* Begin *

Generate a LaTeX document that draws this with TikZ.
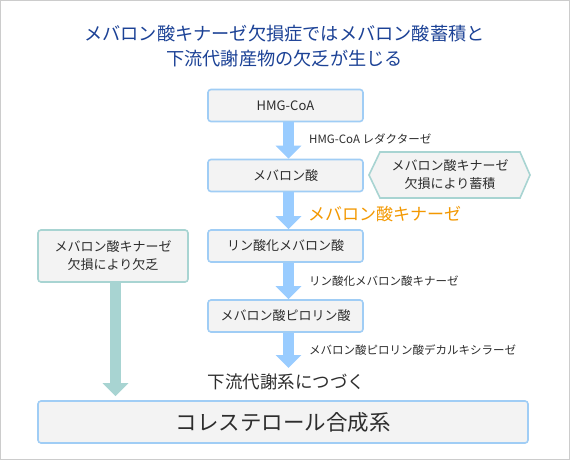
\documentclass[tikz,border=0pt]{standalone}
\usepackage{fontspec}
\setmainfont{Noto Sans CJK JP}
\usetikzlibrary{arrows.meta}
\definecolor{titleblue}{RGB}{28,66,150}
\definecolor{boxblue}{RGB}{160,205,245}
\definecolor{arrblue}{RGB}{153,204,255}
\definecolor{teal}{RGB}{168,212,210}
\definecolor{boxfill}{RGB}{243,243,243}
\definecolor{orng}{RGB}{243,152,0}
\definecolor{txt}{RGB}{45,45,45}
\definecolor{frame}{RGB}{204,204,204}
\tikzset{
  stepbox/.style={draw=boxblue, fill=boxfill, line width=1.6pt, rounded corners=3pt,
    minimum width=155pt, minimum height=32pt, inner sep=0pt, text=txt, font=\fontsize{13}{18}\selectfont},
  notebox/.style={draw=teal, fill=boxfill, line width=1.6pt, rounded corners=3pt,
    minimum width=150pt, minimum height=52pt, inner sep=0pt, text=txt, align=center,
    font=\fontsize{13}{18}\selectfont},
  blockarrow/.style={line width=11pt, draw=#1, -{Triangle[width=25pt,length=13pt]}},
  enzyme/.style={anchor=west, text=txt, inner sep=0pt, font=\fontsize{11.5}{14}\selectfont},
}
\begin{document}
\begin{tikzpicture}[x=1pt,y=-1pt]
\useasboundingbox (0,0) rectangle (570,460);
\fill[white] (0,0) rectangle (570,460);
\draw[frame, line width=1pt] (0.5,0.5) rectangle (569.5,459.5);

\node[text=titleblue, align=center, font=\fontsize{18.2}{25}\selectfont] (title) at (284.5,46)
  {メバロン酸キナーゼ欠損症ではメバロン酸蓄積と\\下流代謝産物の欠乏が生じる};

\node[stepbox] (hmg) at (285.5,105.5) {HMG-CoA};
\node[stepbox] (mev) at (285.5,175.5) {メバロン酸};
\node[stepbox] (pmev) at (285.5,246) {リン酸化メバロン酸};
\node[stepbox] (ppmev) at (285.5,316) {メバロン酸ピロリン酸};
\node[notebox] (lack) at (113,256) {メバロン酸キナーゼ\\欠損により欠乏};
\node[stepbox, minimum width=490pt, minimum height=42pt, font=\fontsize{21.5}{26}\selectfont] (chol) at (283,422) {コレステロール合成系};

% hexagon note
\draw[teal, fill=boxfill, line width=1.6pt] (369,175) -- (380,152) -- (520,152) -- (530,175) -- (520,198) -- (380,198) -- cycle;
\node[text=txt, align=center, inner sep=0pt, font=\fontsize{13}{18}\selectfont] (accum) at (450,175) {メバロン酸キナーゼ\\欠損により蓄積};

\coordinate (down) at (288.5,368);

\draw[blockarrow=arrblue] ([xshift=3pt]hmg.south) -- ([xshift=3pt]mev.north);
\draw[blockarrow=arrblue] ([xshift=3pt]mev.south) -- ([xshift=3pt]pmev.north);
\draw[blockarrow=arrblue] ([xshift=3pt]pmev.south) -- ([xshift=3pt]ppmev.north);
\draw[blockarrow=arrblue] ([xshift=3pt]ppmev.south) -- (down);
\draw[blockarrow=teal] ([xshift=2.5pt]lack.south) -- ([xshift=2.5pt,yshift=4pt]lack.south |- chol.north);

\node[enzyme] (e1) at (309,139) {HMG-CoA レダクターゼ};
\node[anchor=west, text=orng, inner sep=0pt, font=\fontsize{17}{20}\selectfont] (e2) at (308,214) {メバロン酸キナーゼ};
\node[enzyme] (e3) at (309,281) {リン酸化メバロン酸キナーゼ};
\node[enzyme] (e4) at (309,350) {メバロン酸ピロリン酸デカルキシラーゼ};

\node[text=txt, inner sep=0pt, font=\fontsize{17.5}{20}\selectfont] (cont) at (286.5,382) {下流代謝系につづく};
\end{tikzpicture}
\end{document}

* End *

» **EXERCISE DETAILS**:
Leave out the pictures and retype every line above exactly.

» **ANSWER TO THIS PROBLEM**:
Generate a LaTeX document that draws this with TikZ.
\documentclass[tikz,border=0pt]{standalone}
\usepackage{fontspec}
\setmainfont{Noto Sans CJK JP}
\usetikzlibrary{arrows.meta}
\definecolor{titleblue}{RGB}{28,66,150}
\definecolor{boxblue}{RGB}{160,205,245}
\definecolor{arrblue}{RGB}{153,204,255}
\definecolor{teal}{RGB}{168,212,210}
\definecolor{boxfill}{RGB}{243,243,243}
\definecolor{orng}{RGB}{243,152,0}
\definecolor{txt}{RGB}{45,45,45}
\definecolor{frame}{RGB}{204,204,204}
\tikzset{
  stepbox/.style={draw=boxblue, fill=boxfill, line width=1.6pt, rounded corners=3pt,
    minimum width=155pt, minimum height=32pt, inner sep=0pt, text=txt, font=\fontsize{13}{18}\selectfont},
  notebox/.style={draw=teal, fill=boxfill, line width=1.6pt, rounded corners=3pt,
    minimum width=150pt, minimum height=52pt, inner sep=0pt, text=txt, align=center,
    font=\fontsize{13}{18}\selectfont},
  blockarrow/.style={line width=11pt, draw=#1, -{Triangle[width=25pt,length=13pt]}},
  enzyme/.style={anchor=west, text=txt, inner sep=0pt, font=\fontsize{11.5}{14}\selectfont},
}
\begin{document}
\begin{tikzpicture}[x=1pt,y=-1pt]
\useasboundingbox (0,0) rectangle (570,460);
\fill[white] (0,0) rectangle (570,460);
\draw[frame, line width=1pt] (0.5,0.5) rectangle (569.5,459.5);

\node[text=titleblue, align=center, font=\fontsize{18.2}{25}\selectfont] (title) at (284.5,46)
  {メバロン酸キナーゼ欠損症ではメバロン酸蓄積と\\下流代謝産物の欠乏が生じる};

\node[stepbox] (hmg) at (285.5,105.5) {HMG-CoA};
\node[stepbox] (mev) at (285.5,175.5) {メバロン酸};
\node[stepbox] (pmev) at (285.5,246) {リン酸化メバロン酸};
\node[stepbox] (ppmev) at (285.5,316) {メバロン酸ピロリン酸};
\node[notebox] (lack) at (113,256) {メバロン酸キナーゼ\\欠損により欠乏};
\node[stepbox, minimum width=490pt, minimum height=42pt, font=\fontsize{21.5}{26}\selectfont] (chol) at (283,422) {コレステロール合成系};

% hexagon note
\draw[teal, fill=boxfill, line width=1.6pt] (369,175) -- (380,152) -- (520,152) -- (530,175) -- (520,198) -- (380,198) -- cycle;
\node[text=txt, align=center, inner sep=0pt, font=\fontsize{13}{18}\selectfont] (accum) at (450,175) {メバロン酸キナーゼ\\欠損により蓄積};

\coordinate (down) at (288.5,368);

\draw[blockarrow=arrblue] ([xshift=3pt]hmg.south) -- ([xshift=3pt]mev.north);
\draw[blockarrow=arrblue] ([xshift=3pt]mev.south) -- ([xshift=3pt]pmev.north);
\draw[blockarrow=arrblue] ([xshift=3pt]pmev.south) -- ([xshift=3pt]ppmev.north);
\draw[blockarrow=arrblue] ([xshift=3pt]ppmev.south) -- (down);
\draw[blockarrow=teal] ([xshift=2.5pt]lack.south) -- ([xshift=2.5pt,yshift=4pt]lack.south |- chol.north);

\node[enzyme] (e1) at (309,139) {HMG-CoA レダクターゼ};
\node[anchor=west, text=orng, inner sep=0pt, font=\fontsize{17}{20}\selectfont] (e2) at (308,214) {メバロン酸キナーゼ};
\node[enzyme] (e3) at (309,281) {リン酸化メバロン酸キナーゼ};
\node[enzyme] (e4) at (309,350) {メバロン酸ピロリン酸デカルキシラーゼ};

\node[text=txt, inner sep=0pt, font=\fontsize{17.5}{20}\selectfont] (cont) at (286.5,382) {下流代謝系につづく};
\end{tikzpicture}
\end{document}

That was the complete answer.